Always check `i <= max_reach` before processing position `i`.
wrong_approach: "Update max_reach without checking if current index is reachable"
correct_approach: "Check i <= max_reach before processing each position"
- title: Off-by-One Errors with Array Length
description: |
Remember that the goal is to reach the **last index** (position `n - 1`), not to jump beyond the array. Your condition should check whether `max_reach >= n - 1`, not `max_reach >= n`.
For a single-element array `[0]`, you're already at the last index, so the answer is `true` even though you can't jump anywhere.
key_takeaways:
- "**Greedy reachability**: When you only need to know *if* a destination is reachable (not *how*), tracking the maximum reachable position is often sufficient"
- "**Single-pass efficiency**: By maintaining running state (`max_reach`), we avoid expensive path enumeration and achieve O(n) time"
- "**Foundation for Jump Game II**: This problem extends to finding the *minimum* number of jumps (LeetCode #45), which uses a similar greedy interval approach"
- "**Early termination**: The greedy approach allows us to return `false` as soon as we detect we're stuck, avoiding unnecessary computation"
time_complexity: "O(n). We traverse the array exactly once, performing constant-time operations at each index."
space_complexity: "O(1). We only use a single variable (`max_reach`) regardless of input size."
solutions:
- approach_name: Greedy (Maximum Reach)
is_optimal: true
code: |
def can_jump(nums: list[int]) -> bool:
# Track the farthest index we can reach
max_reach = 0
for i in range(len(nums)):
# If current index is beyond our reach, we're stuck
if i > max_reach:
return False
# Update max reach from current position
# We can jump up to nums[i] steps from index i
max_reach = max(max_reach, i + nums[i])
# If we processed all indices, we can reach the end
return True
explanation: |
**Time Complexity:** O(n) — Single pass through the array.
**Space Complexity:** O(1) — Only one variable used.
We iterate through each index, checking if it's reachable and updating our maximum reach. If we ever find ourselves at an unreachable position, we return `false`. Otherwise, completing the loop means the end is reachable.
- approach_name: Greedy (Backward)
is_optimal: true
code: |
def can_jump(nums: list[int]) -> bool:
# Start with the goal at the last index
goal = len(nums) - 1
# Work backwards through the array
for i in range(len(nums) - 2, -1, -1):
# If we can reach the goal from position i,
# then position i becomes our new goal
if i + nums[i] >= goal:
goal = i
# If goal moved all the way to index 0, we can reach the end
return goal == 0
explanation: |
**Time Complexity:** O(n) — Single pass through the array (backwards).
**Space Complexity:** O(1) — Only one variable used.
This alternative greedy approach works backwards from the end.
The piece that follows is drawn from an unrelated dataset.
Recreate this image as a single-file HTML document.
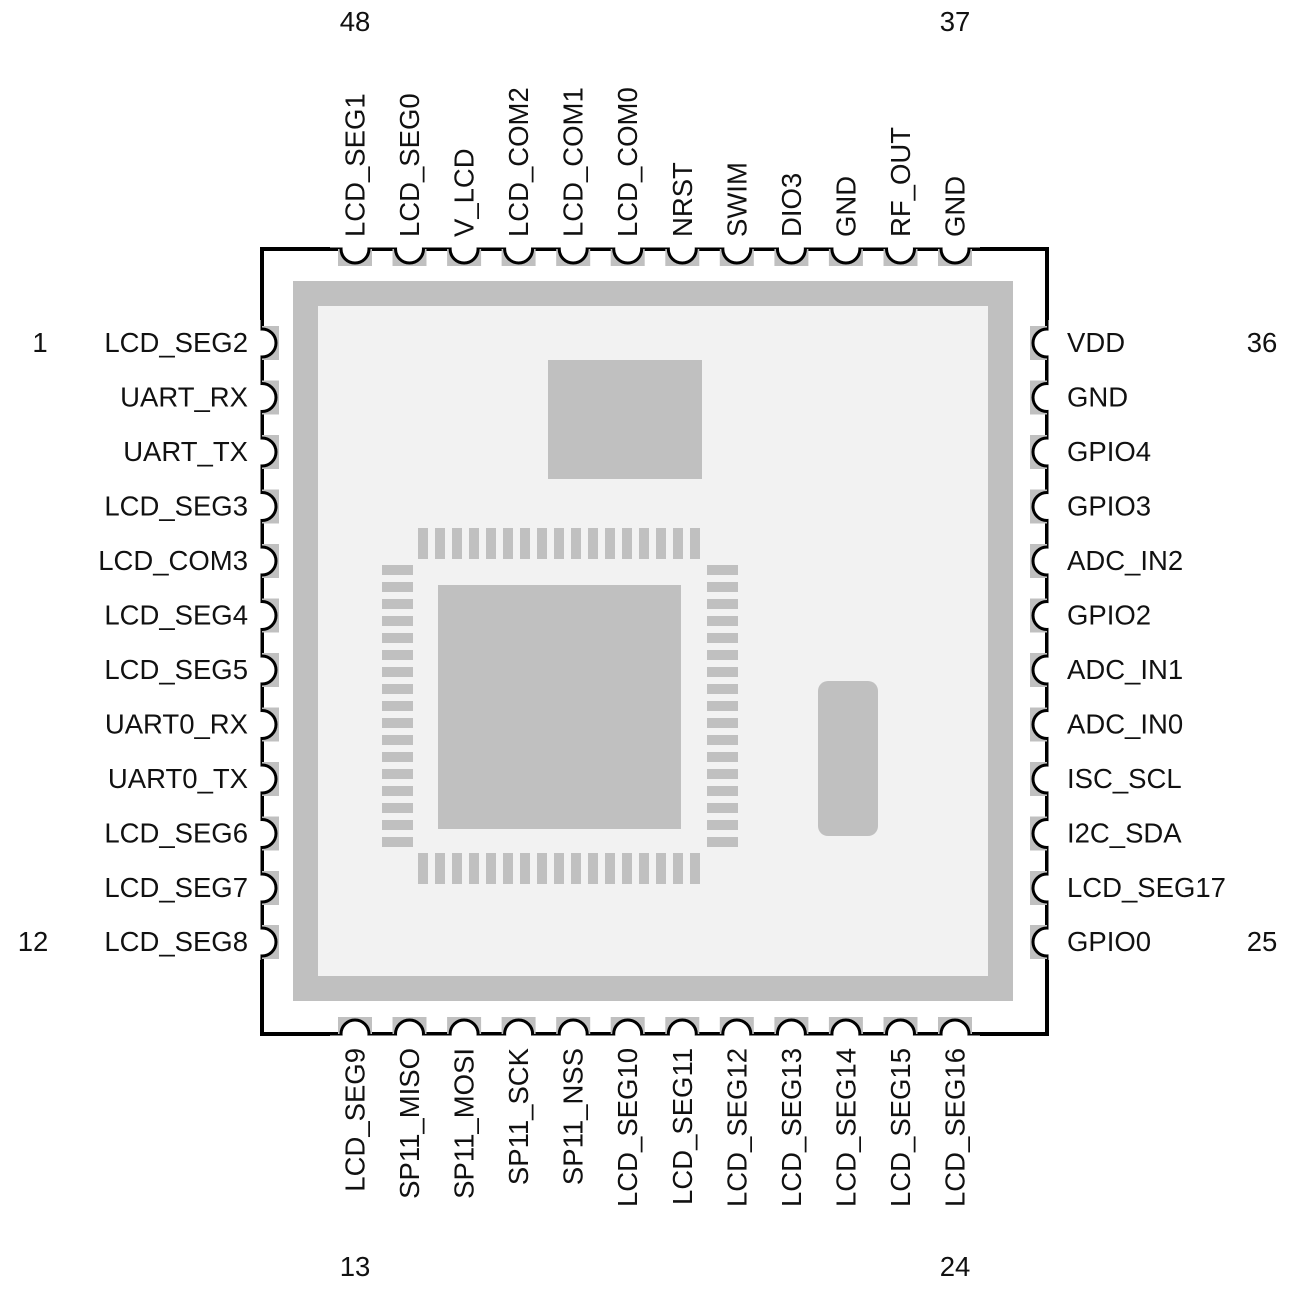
<!DOCTYPE html>
<html><head><meta charset="utf-8"><style>html,body{margin:0;padding:0;background:#fff}svg{display:block}text{font-family:"Liberation Sans",sans-serif;font-size:27.5px;fill:#111}</style></head><body>
<svg width="1300" height="1300" viewBox="0 0 1300 1300" xmlns="http://www.w3.org/2000/svg">
<rect x="262" y="249" width="785" height="785" fill="#fff" stroke="#000" stroke-width="4"/>
<rect x="305.5" y="293.5" width="695" height="695" fill="#f2f2f2" stroke="#c0c0c0" stroke-width="25"/>
<rect x="548" y="360" width="154" height="119" fill="#c0c0c0"/>
<rect x="438" y="585" width="243" height="244" fill="#c0c0c0"/>
<rect x="818" y="681" width="60" height="155" rx="10" fill="#c0c0c0"/>
<g fill="#c0c0c0">
<rect x="418" y="528" width="10" height="31"/><rect x="435" y="528" width="10" height="31"/><rect x="452" y="528" width="10" height="31"/><rect x="469" y="528" width="10" height="31"/><rect x="486" y="528" width="10" height="31"/><rect x="503" y="528" width="10" height="31"/><rect x="520" y="528" width="10" height="31"/><rect x="537" y="528" width="10" height="31"/><rect x="554" y="528" width="10" height="31"/><rect x="571" y="528" width="10" height="31"/><rect x="588" y="528" width="10" height="31"/><rect x="605" y="528" width="10" height="31"/><rect x="622" y="528" width="10" height="31"/><rect x="639" y="528" width="10" height="31"/><rect x="656" y="528" width="10" height="31"/><rect x="673" y="528" width="10" height="31"/><rect x="690" y="528" width="10" height="31"/>
<rect x="418" y="853" width="10" height="31"/><rect x="435" y="853" width="10" height="31"/><rect x="452" y="853" width="10" height="31"/><rect x="469" y="853" width="10" height="31"/><rect x="486" y="853" width="10" height="31"/><rect x="503" y="853" width="10" height="31"/><rect x="520" y="853" width="10" height="31"/><rect x="537" y="853" width="10" height="31"/><rect x="554" y="853" width="10" height="31"/><rect x="571" y="853" width="10" height="31"/><rect x="588" y="853" width="10" height="31"/><rect x="605" y="853" width="10" height="31"/><rect x="622" y="853" width="10" height="31"/><rect x="639" y="853" width="10" height="31"/><rect x="656" y="853" width="10" height="31"/><rect x="673" y="853" width="10" height="31"/><rect x="690" y="853" width="10" height="31"/>
<rect x="382" y="565" width="31" height="10"/><rect x="382" y="582" width="31" height="10"/><rect x="382" y="599" width="31" height="10"/><rect x="382" y="616" width="31" height="10"/><rect x="382" y="633" width="31" height="10"/><rect x="382" y="650" width="31" height="10"/><rect x="382" y="667" width="31" height="10"/><rect x="382" y="684" width="31" height="10"/><rect x="382" y="701" width="31" height="10"/><rect x="382" y="718" width="31" height="10"/><rect x="382" y="735" width="31" height="10"/><rect x="382" y="752" width="31" height="10"/><rect x="382" y="769" width="31" height="10"/><rect x="382" y="786" width="31" height="10"/><rect x="382" y="803" width="31" height="10"/><rect x="382" y="820" width="31" height="10"/><rect x="382" y="837" width="31" height="10"/>
<rect x="707" y="565" width="31" height="10"/><rect x="707" y="582" width="31" height="10"/><rect x="707" y="599" width="31" height="10"/><rect x="707" y="616" width="31" height="10"/><rect x="707" y="633" width="31" height="10"/><rect x="707" y="650" width="31" height="10"/><rect x="707" y="667" width="31" height="10"/><rect x="707" y="684" width="31" height="10"/><rect x="707" y="701" width="31" height="10"/><rect x="707" y="718" width="31" height="10"/><rect x="707" y="735" width="31" height="10"/><rect x="707" y="752" width="31" height="10"/><rect x="707" y="769" width="31" height="10"/><rect x="707" y="786" width="31" height="10"/><rect x="707" y="803" width="31" height="10"/><rect x="707" y="820" width="31" height="10"/><rect x="707" y="837" width="31" height="10"/>
</g>
<g fill="#c0c0c0">
<rect x="338" y="249" width="34" height="17"/><rect x="392.5" y="249" width="34" height="17"/><rect x="447.1" y="249" width="34" height="17"/><rect x="501.6" y="249" width="34" height="17"/><rect x="556.2" y="249" width="34" height="17"/><rect x="610.7" y="249" width="34" height="17"/><rect x="665.3" y="249" width="34" height="17"/><rect x="719.8" y="249" width="34" height="17"/><rect x="774.4" y="249" width="34" height="17"/><rect x="828.9" y="249" width="34" height="17"/><rect x="883.5" y="249" width="34" height="17"/><rect x="938" y="249" width="34" height="17"/>
<rect x="338" y="1017" width="34" height="17"/><rect x="392.5" y="1017" width="34" height="17"/><rect x="447.1" y="1017" width="34" height="17"/><rect x="501.6" y="1017" width="34" height="17"/><rect x="556.2" y="1017" width="34" height="17"/><rect x="610.7" y="1017" width="34" height="17"/><rect x="665.3" y="1017" width="34" height="17"/><rect x="719.8" y="1017" width="34" height="17"/><rect x="774.4" y="1017" width="34" height="17"/><rect x="828.9" y="1017" width="34" height="17"/><rect x="883.5" y="1017" width="34" height="17"/><rect x="938" y="1017" width="34" height="17"/>
<rect x="262" y="326" width="17" height="34"/><rect x="262" y="380.5" width="17" height="34"/><rect x="262" y="435" width="17" height="34"/><rect x="262" y="489.5" width="17" height="34"/><rect x="262" y="544" width="17" height="34"/><rect x="262" y="598.5" width="17" height="34"/><rect x="262" y="653" width="17" height="34"/><rect x="262" y="707.5" width="17" height="34"/><rect x="262" y="762" width="17" height="34"/><rect x="262" y="816.5" width="17" height="34"/><rect x="262" y="871" width="17" height="34"/><rect x="262" y="925" width="17" height="34"/>
<rect x="1030" y="326" width="17" height="34"/><rect x="1030" y="380.5" width="17" height="34"/><rect x="1030" y="435" width="17" height="34"/><rect x="1030" y="489.5" width="17" height="34"/><rect x="1030" y="544" width="17" height="34"/><rect x="1030" y="598.5" width="17" height="34"/><rect x="1030" y="653" width="17" height="34"/><rect x="1030" y="707.5" width="17" height="34"/><rect x="1030" y="762" width="17" height="34"/><rect x="1030" y="816.5" width="17" height="34"/><rect x="1030" y="871" width="17" height="34"/><rect x="1030" y="925" width="17" height="34"/>
</g>
<g fill="#fff" stroke="#000" stroke-width="3">
<circle cx="355" cy="249" r="14"/><circle cx="409.5" cy="249" r="14"/><circle cx="464.1" cy="249" r="14"/><circle cx="518.6" cy="249" r="14"/><circle cx="573.2" cy="249" r="14"/><circle cx="627.7" cy="249" r="14"/><circle cx="682.3" cy="249" r="14"/><circle cx="736.8" cy="249" r="14"/><circle cx="791.4" cy="249" r="14"/><circle cx="845.9" cy="249" r="14"/><circle cx="900.5" cy="249" r="14"/><circle cx="955" cy="249" r="14"/>
<circle cx="355" cy="1034" r="14"/><circle cx="409.5" cy="1034" r="14"/><circle cx="464.1" cy="1034" r="14"/><circle cx="518.6" cy="1034" r="14"/><circle cx="573.2" cy="1034" r="14"/><circle cx="627.7" cy="1034" r="14"/><circle cx="682.3" cy="1034" r="14"/><circle cx="736.8" cy="1034" r="14"/><circle cx="791.4" cy="1034" r="14"/><circle cx="845.9" cy="1034" r="14"/><circle cx="900.5" cy="1034" r="14"/><circle cx="955" cy="1034" r="14"/>
<circle cx="262" cy="343" r="14"/><circle cx="262" cy="397.5" r="14"/><circle cx="262" cy="452" r="14"/><circle cx="262" cy="506.5" r="14"/><circle cx="262" cy="561" r="14"/><circle cx="262" cy="615.5" r="14"/><circle cx="262" cy="670" r="14"/><circle cx="262" cy="724.5" r="14"/><circle cx="262" cy="779" r="14"/><circle cx="262" cy="833.5" r="14"/><circle cx="262" cy="888" r="14"/><circle cx="262" cy="942" r="14"/>
<circle cx="1047" cy="343" r="14"/><circle cx="1047" cy="397.5" r="14"/><circle cx="1047" cy="452" r="14"/><circle cx="1047" cy="506.5" r="14"/><circle cx="1047" cy="561" r="14"/><circle cx="1047" cy="615.5" r="14"/><circle cx="1047" cy="670" r="14"/><circle cx="1047" cy="724.5" r="14"/><circle cx="1047" cy="779" r="14"/><circle cx="1047" cy="833.5" r="14"/><circle cx="1047" cy="888" r="14"/><circle cx="1047" cy="942" r="14"/>
</g>
<g fill="#fff">
<rect x="330" y="230" width="650" height="17.5"/>
<rect x="330" y="1035.5" width="650" height="18"/>
<rect x="240" y="320" width="20.5" height="640"/>
<rect x="1048.5" y="320" width="20" height="640"/>
</g>
<g text-anchor="end">
<text x="248" y="352">LCD_SEG2</text><text x="248" y="406.5">UART_RX</text><text x="248" y="461">UART_TX</text><text x="248" y="515.5">LCD_SEG3</text><text x="248" y="570">LCD_COM3</text><text x="248" y="624.5">LCD_SEG4</text><text x="248" y="679">LCD_SEG5</text><text x="248" y="733.5">UART0_RX</text><text x="248" y="788">UART0_TX</text><text x="248" y="842.5">LCD_SEG6</text><text x="248" y="897">LCD_SEG7</text><text x="248" y="951">LCD_SEG8</text>
</g>
<g text-anchor="start">
<text x="1067" y="352">VDD</text><text x="1067" y="406.5">GND</text><text x="1067" y="461">GPIO4</text><text x="1067" y="515.5">GPIO3</text><text x="1067" y="570">ADC_IN2</text><text x="1067" y="624.5">GPIO2</text><text x="1067" y="679">ADC_IN1</text><text x="1067" y="733.5">ADC_IN0</text><text x="1067" y="788">ISC_SCL</text><text x="1067" y="842.5">I2C_SDA</text><text x="1067" y="897">LCD_SEG17</text><text x="1067" y="951">GPIO0</text>
</g>
<g text-anchor="start">
<text transform="translate(364.5,237) rotate(-90)">LCD_SEG1</text><text transform="translate(419,237) rotate(-90)">LCD_SEG0</text><text transform="translate(473.6,237) rotate(-90)">V_LCD</text><text transform="translate(528.1,237) rotate(-90)">LCD_COM2</text><text transform="translate(582.7,237) rotate(-90)">LCD_COM1</text><text transform="translate(637.2,237) rotate(-90)">LCD_COM0</text><text transform="translate(691.8,237) rotate(-90)">NRST</text><text transform="translate(746.3,237) rotate(-90)">SWIM</text><text transform="translate(800.9,237) rotate(-90)">DIO3</text><text transform="translate(855.4,237) rotate(-90)">GND</text><text transform="translate(910,237) rotate(-90)">RF_OUT</text><text transform="translate(964.5,237) rotate(-90)">GND</text>
</g>
<g text-anchor="end">
<text transform="translate(364.5,1048) rotate(-90)">LCD_SEG9</text><text transform="translate(419,1048) rotate(-90)">SP11_MISO</text><text transform="translate(473.6,1048) rotate(-90)">SP11_MOSI</text><text transform="translate(528.1,1048) rotate(-90)">SP11_SCK</text><text transform="translate(582.7,1048) rotate(-90)">SP11_NSS</text><text transform="translate(637.2,1048) rotate(-90)">LCD_SEG10</text><text transform="translate(691.8,1048) rotate(-90)">LCD_SEG11</text><text transform="translate(746.3,1048) rotate(-90)">LCD_SEG12</text><text transform="translate(800.9,1048) rotate(-90)">LCD_SEG13</text><text transform="translate(855.4,1048) rotate(-90)">LCD_SEG14</text><text transform="translate(910,1048) rotate(-90)">LCD_SEG15</text><text transform="translate(964.5,1048) rotate(-90)">LCD_SEG16</text>
</g>
<g text-anchor="middle">
<text x="355" y="31">48</text><text x="955" y="31">37</text>
<text x="40" y="352">1</text><text x="1262" y="352">36</text>
<text x="33" y="951">12</text><text x="1262" y="951">25</text>
<text x="355" y="1276">13</text><text x="955" y="1276">24</text>
</g>
</svg>
</body></html>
We ask: "What's the leftmost position that can reach my current goal?" Each time we find such a position, it becomes the new goal. If the goal reaches index 0, we know the end is reachable from the start.
- approach_name: Dynamic Programming
is_optimal: false
code: |
def can_jump(nums: list[int]) -> bool:
n = len(nums)
# dp[i] indicates whether index i is reachable
dp = [False] * n
dp[0] = True # Starting position is always reachable
for i in range(n):
# Skip unreachable positions
if not dp[i]:
continue
# Mark all positions reachable from i
for j in range(1, nums[i] + 1):
if i + j < n:
dp[i + j] = True
# Early exit if we've reached the end
if dp[n - 1]:
return True
return dp[n - 1]
explanation: |
**Time Complexity:** O(n × max(nums[i])) — For each position, we may mark up to `nums[i]` subsequent positions.
**Space Complexity:** O(n) — Boolean array tracking reachability of each position.
This DP approach explicitly tracks which positions are reachable. While correct, it's slower than the greedy approach because it does redundant work marking positions that have already been marked. Included to illustrate the progression from DP thinking to greedy optimisation.